--- Data excerpt ---
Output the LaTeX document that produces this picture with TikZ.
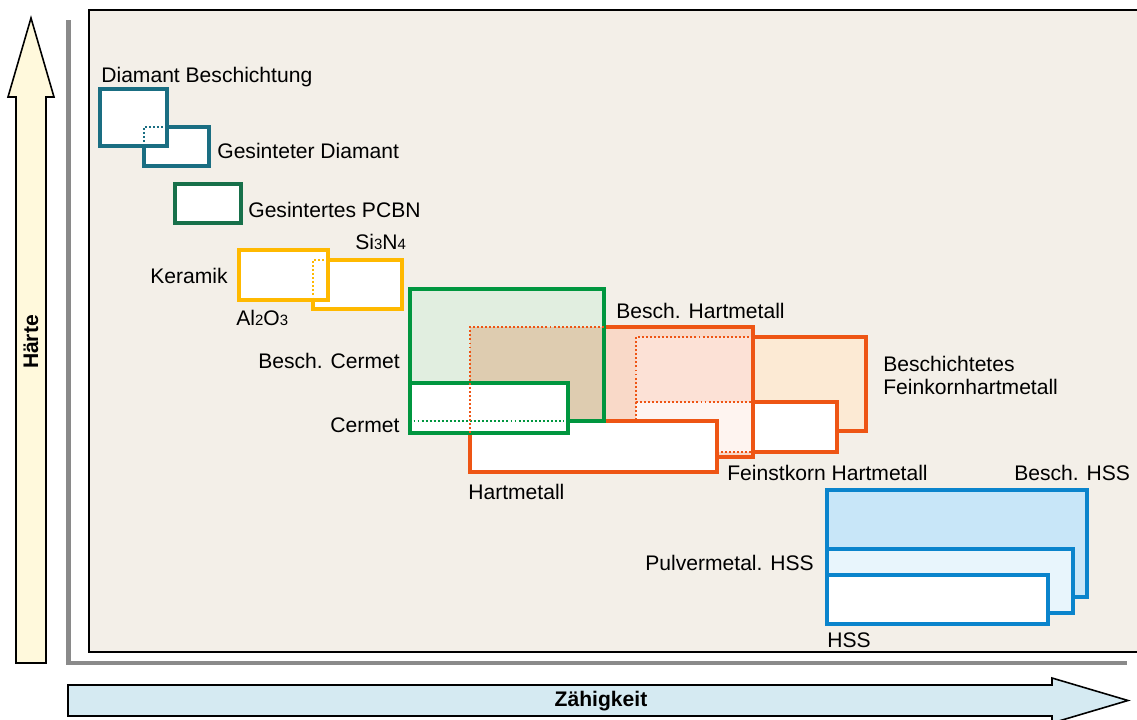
\documentclass[tikz,border=0pt]{standalone}
\usepackage{fontspec}
\setmainfont{Liberation Sans}
\usepackage{xcolor}
\definecolor{panelbg}{RGB}{243,239,232}
\definecolor{axisgray}{RGB}{138,138,138}
\definecolor{haertefill}{RGB}{255,249,220}
\definecolor{zaehfill}{RGB}{213,234,242}
\definecolor{diateal}{RGB}{26,110,130}
\definecolor{pcbngreen}{RGB}{23,112,74}
\definecolor{keryellow}{RGB}{255,185,0}
\definecolor{cermgreen}{RGB}{0,150,63}
\definecolor{cermfill}{RGB}{225,238,224}
\definecolor{tanfill}{RGB}{222,204,176}
\definecolor{hmorange}{RGB}{238,85,20}
\definecolor{bhmfill}{RGB}{249,217,200}
\definecolor{bfkfill}{RGB}{252,234,212}
\definecolor{fkupper}{RGB}{252,225,214}
\definecolor{fklower}{RGB}{254,244,240}
\definecolor{hssblue}{RGB}{10,132,204}
\definecolor{bhssfill}{RGB}{200,230,248}
\definecolor{pmfill}{RGB}{232,245,252}
\usepackage{tikz}
\usetikzlibrary{positioning,fit,calc}
\tikzset{
  panel/.style   ={draw=black,line width=0.6pt},
  axisline/.style={draw=axisgray,line width=2.3pt},
  bigarrow/.style={draw=black,line width=0.9pt},
  matbox/.style  ={rectangle,inner sep=0pt,outer sep=0pt,line width=1.9pt,fill=white},
  hidden/.style  ={line width=1.1pt,dash pattern=on 1.1pt off 1.2pt},
  lbl/.style     ={inner sep=0pt,anchor=base west,font=\fontsize{12}{14}\selectfont},
  axislbl/.style ={inner sep=0pt,font=\bfseries\fontsize{12}{14}\selectfont},
}
\newcommand{\chemsub}[1]{{\fontsize{8.5}{9}\selectfont #1}}

\begin{document}
\begin{tikzpicture}[x=0.02cm,y=-0.02cm]
  \useasboundingbox (0,0) rectangle (1137,720);
  % panel and axes
  \fill[panelbg] (89,10) rectangle (1160,652);
  \draw[panel] (1160,10) -- (89,10) -- (89,652) -- (1160,652);
  \draw[axisline] (68.5,20) -- (68.5,663) -- (1127,663);
  \draw[bigarrow,fill=haertefill] (16,663) -- (16,97) -- (8,97) -- (31,18) -- (54,97) -- (46,97) -- (46,663) -- cycle;
  \draw[bigarrow,fill=zaehfill] (68,685) -- (1052,685) -- (1052,678) -- (1128,700.5) -- (1052,723) -- (1052,716) -- (68,716) -- cycle;
  \node[axislbl,rotate=90] (haerte) at (31,342) {Härte};
  \node[axislbl] (zaeh) at (601,701) {Zähigkeit};

  % diamond
  \node[matbox,draw=diateal,fit={(144,127) (209,166)}] (gd) {};
  \node[matbox,draw=diateal,fit={(100,89) (167,146)}] (db) {};
  \draw[hidden,diateal] (gd.north -| db.east) -- (gd.north west) -- (gd.west |- db.south);
  \node[lbl] (dbl) at (101,82) {Diamant Beschichtung};
  \node[lbl] (gdl) at (217,158) {Gesinteter Diamant};

  % PCBN
  \node[matbox,draw=pcbngreen,fit={(175,184) (241,223)}] (pcbn) {};
  \node[lbl] (pcbnl) at (248,217) {Gesintertes PCBN};

  % ceramics
  \node[matbox,draw=keryellow,fit={(313,260) (402,309)}] (si) {};
  \node[matbox,draw=keryellow,fit={(239,250) (328,300)}] (al) {};
  \draw[hidden,keryellow] (si.north -| al.east) -- (si.north west) -- (si.west |- al.south);
  \node[lbl] (sil) at (355,249) {Si\chemsub{3}N\chemsub{4}};
  \node[lbl] (kerl) at (150,283) {Keramik};
  \node[lbl] (all) at (236,325) {Al\chemsub{2}O\chemsub{3}};

  % hard metals
  \node[matbox,draw=hmorange,fill=bfkfill,fit={(636,337) (866,431)}] (bfk) {};
  \node[matbox,draw=hmorange,fit={(636,402) (837,452)}] (fk) {};
  \node[matbox,fill=bhmfill,fit={(470,327) (753,457)}] (bhm) {};
  \fill[fkupper] (bfk.north west) rectangle (bhm.east |- fk.north);
  \fill[fklower] (fk.north west) rectangle (bhm.east |- fk.south);
  \draw[hmorange,line width=1.9pt] (bhm.north west) rectangle (bhm.south east);
  \draw[hidden,hmorange] (bfk.north -| bhm.east) -- (bfk.north west) -- (bfk.west |- fk.north) -- (fk.north -| bhm.east);
  \draw[hidden,hmorange] (fk.north west) -- (fk.west |- bhm.south);
  \draw[hidden,hmorange] (fk.south -| 717,0) -- (fk.south -| bhm.east);
  \node[matbox,draw=hmorange,fit={(470,421) (717,472)}] (hm) {};

  % cermets
  \node[matbox,fill=cermfill,fit={(410,289) (604,421)}] (bcer) {};
  \fill[tanfill] (bhm.north west) rectangle (bcer.south east);
  \draw[cermgreen,line width=1.9pt] (bcer.north west) rectangle (bcer.south east);
  \draw[hidden,hmorange] (bcer.east |- bhm.north) -- (bhm.north west) -- (bhm.west |- bcer.south);
  \node[matbox,draw=cermgreen,fit={(410,383) (568,433)}] (cer) {};
  \draw[hidden,cermgreen] ([xshift=2pt]cer.west |- bcer.south) -- ([xshift=-2pt]cer.east |- bcer.south);
  \draw[hidden,hmorange] (bhm.west |- cer.north) -- (bhm.west |- cer.south);

  \node[lbl] (bhml) at (616,318) {Besch. Hartmetall};
  \node[lbl] (bcerl) at (258,368) {Besch. Cermet};
  \node[lbl] (cerl) at (330,432) {Cermet};
  \node[lbl] (hml) at (468,499) {Hartmetall};
  \node[lbl] (fkl) at (727,480) {Feinstkorn Hartmetall};
  \node[lbl,align=left,anchor=north west,font=\fontsize{12}{13}\selectfont] (bfkl) at (883,356) {Beschichtetes\\Feinkornhartmetall};

  % HSS
  \node[matbox,draw=hssblue,fill=bhssfill,fit={(827,490) (1087,597)}] (bhss) {};
  \node[matbox,draw=hssblue,fill=pmfill,fit={(827,549) (1073,613)}] (pm) {};
  \node[matbox,draw=hssblue,fit={(827,575) (1048,624)}] (hss) {};
  \node[lbl] (bhssl) at (1014,480) {Besch. HSS};
  \node[lbl] (pml) at (645,570) {Pulvermetal. HSS};
  \node[lbl] (hssl) at (827,647) {HSS};
\end{tikzpicture}
\end{document}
---
Write out the data precisely as given, excluding the pictures.

Exercise answer:
Output the LaTeX document that produces this picture with TikZ.
\documentclass[tikz,border=0pt]{standalone}
\usepackage{fontspec}
\setmainfont{Liberation Sans}
\usepackage{xcolor}
\definecolor{panelbg}{RGB}{243,239,232}
\definecolor{axisgray}{RGB}{138,138,138}
\definecolor{haertefill}{RGB}{255,249,220}
\definecolor{zaehfill}{RGB}{213,234,242}
\definecolor{diateal}{RGB}{26,110,130}
\definecolor{pcbngreen}{RGB}{23,112,74}
\definecolor{keryellow}{RGB}{255,185,0}
\definecolor{cermgreen}{RGB}{0,150,63}
\definecolor{cermfill}{RGB}{225,238,224}
\definecolor{tanfill}{RGB}{222,204,176}
\definecolor{hmorange}{RGB}{238,85,20}
\definecolor{bhmfill}{RGB}{249,217,200}
\definecolor{bfkfill}{RGB}{252,234,212}
\definecolor{fkupper}{RGB}{252,225,214}
\definecolor{fklower}{RGB}{254,244,240}
\definecolor{hssblue}{RGB}{10,132,204}
\definecolor{bhssfill}{RGB}{200,230,248}
\definecolor{pmfill}{RGB}{232,245,252}
\usepackage{tikz}
\usetikzlibrary{positioning,fit,calc}
\tikzset{
  panel/.style   ={draw=black,line width=0.6pt},
  axisline/.style={draw=axisgray,line width=2.3pt},
  bigarrow/.style={draw=black,line width=0.9pt},
  matbox/.style  ={rectangle,inner sep=0pt,outer sep=0pt,line width=1.9pt,fill=white},
  hidden/.style  ={line width=1.1pt,dash pattern=on 1.1pt off 1.2pt},
  lbl/.style     ={inner sep=0pt,anchor=base west,font=\fontsize{12}{14}\selectfont},
  axislbl/.style ={inner sep=0pt,font=\bfseries\fontsize{12}{14}\selectfont},
}
\newcommand{\chemsub}[1]{{\fontsize{8.5}{9}\selectfont #1}}

\begin{document}
\begin{tikzpicture}[x=0.02cm,y=-0.02cm]
  \useasboundingbox (0,0) rectangle (1137,720);
  % panel and axes
  \fill[panelbg] (89,10) rectangle (1160,652);
  \draw[panel] (1160,10) -- (89,10) -- (89,652) -- (1160,652);
  \draw[axisline] (68.5,20) -- (68.5,663) -- (1127,663);
  \draw[bigarrow,fill=haertefill] (16,663) -- (16,97) -- (8,97) -- (31,18) -- (54,97) -- (46,97) -- (46,663) -- cycle;
  \draw[bigarrow,fill=zaehfill] (68,685) -- (1052,685) -- (1052,678) -- (1128,700.5) -- (1052,723) -- (1052,716) -- (68,716) -- cycle;
  \node[axislbl,rotate=90] (haerte) at (31,342) {Härte};
  \node[axislbl] (zaeh) at (601,701) {Zähigkeit};

  % diamond
  \node[matbox,draw=diateal,fit={(144,127) (209,166)}] (gd) {};
  \node[matbox,draw=diateal,fit={(100,89) (167,146)}] (db) {};
  \draw[hidden,diateal] (gd.north -| db.east) -- (gd.north west) -- (gd.west |- db.south);
  \node[lbl] (dbl) at (101,82) {Diamant Beschichtung};
  \node[lbl] (gdl) at (217,158) {Gesinteter Diamant};

  % PCBN
  \node[matbox,draw=pcbngreen,fit={(175,184) (241,223)}] (pcbn) {};
  \node[lbl] (pcbnl) at (248,217) {Gesintertes PCBN};

  % ceramics
  \node[matbox,draw=keryellow,fit={(313,260) (402,309)}] (si) {};
  \node[matbox,draw=keryellow,fit={(239,250) (328,300)}] (al) {};
  \draw[hidden,keryellow] (si.north -| al.east) -- (si.north west) -- (si.west |- al.south);
  \node[lbl] (sil) at (355,249) {Si\chemsub{3}N\chemsub{4}};
  \node[lbl] (kerl) at (150,283) {Keramik};
  \node[lbl] (all) at (236,325) {Al\chemsub{2}O\chemsub{3}};

  % hard metals
  \node[matbox,draw=hmorange,fill=bfkfill,fit={(636,337) (866,431)}] (bfk) {};
  \node[matbox,draw=hmorange,fit={(636,402) (837,452)}] (fk) {};
  \node[matbox,fill=bhmfill,fit={(470,327) (753,457)}] (bhm) {};
  \fill[fkupper] (bfk.north west) rectangle (bhm.east |- fk.north);
  \fill[fklower] (fk.north west) rectangle (bhm.east |- fk.south);
  \draw[hmorange,line width=1.9pt] (bhm.north west) rectangle (bhm.south east);
  \draw[hidden,hmorange] (bfk.north -| bhm.east) -- (bfk.north west) -- (bfk.west |- fk.north) -- (fk.north -| bhm.east);
  \draw[hidden,hmorange] (fk.north west) -- (fk.west |- bhm.south);
  \draw[hidden,hmorange] (fk.south -| 717,0) -- (fk.south -| bhm.east);
  \node[matbox,draw=hmorange,fit={(470,421) (717,472)}] (hm) {};

  % cermets
  \node[matbox,fill=cermfill,fit={(410,289) (604,421)}] (bcer) {};
  \fill[tanfill] (bhm.north west) rectangle (bcer.south east);
  \draw[cermgreen,line width=1.9pt] (bcer.north west) rectangle (bcer.south east);
  \draw[hidden,hmorange] (bcer.east |- bhm.north) -- (bhm.north west) -- (bhm.west |- bcer.south);
  \node[matbox,draw=cermgreen,fit={(410,383) (568,433)}] (cer) {};
  \draw[hidden,cermgreen] ([xshift=2pt]cer.west |- bcer.south) -- ([xshift=-2pt]cer.east |- bcer.south);
  \draw[hidden,hmorange] (bhm.west |- cer.north) -- (bhm.west |- cer.south);

  \node[lbl] (bhml) at (616,318) {Besch. Hartmetall};
  \node[lbl] (bcerl) at (258,368) {Besch. Cermet};
  \node[lbl] (cerl) at (330,432) {Cermet};
  \node[lbl] (hml) at (468,499) {Hartmetall};
  \node[lbl] (fkl) at (727,480) {Feinstkorn Hartmetall};
  \node[lbl,align=left,anchor=north west,font=\fontsize{12}{13}\selectfont] (bfkl) at (883,356) {Beschichtetes\\Feinkornhartmetall};

  % HSS
  \node[matbox,draw=hssblue,fill=bhssfill,fit={(827,490) (1087,597)}] (bhss) {};
  \node[matbox,draw=hssblue,fill=pmfill,fit={(827,549) (1073,613)}] (pm) {};
  \node[matbox,draw=hssblue,fit={(827,575) (1048,624)}] (hss) {};
  \node[lbl] (bhssl) at (1014,480) {Besch. HSS};
  \node[lbl] (pml) at (645,570) {Pulvermetal. HSS};
  \node[lbl] (hssl) at (827,647) {HSS};
\end{tikzpicture}
\end{document}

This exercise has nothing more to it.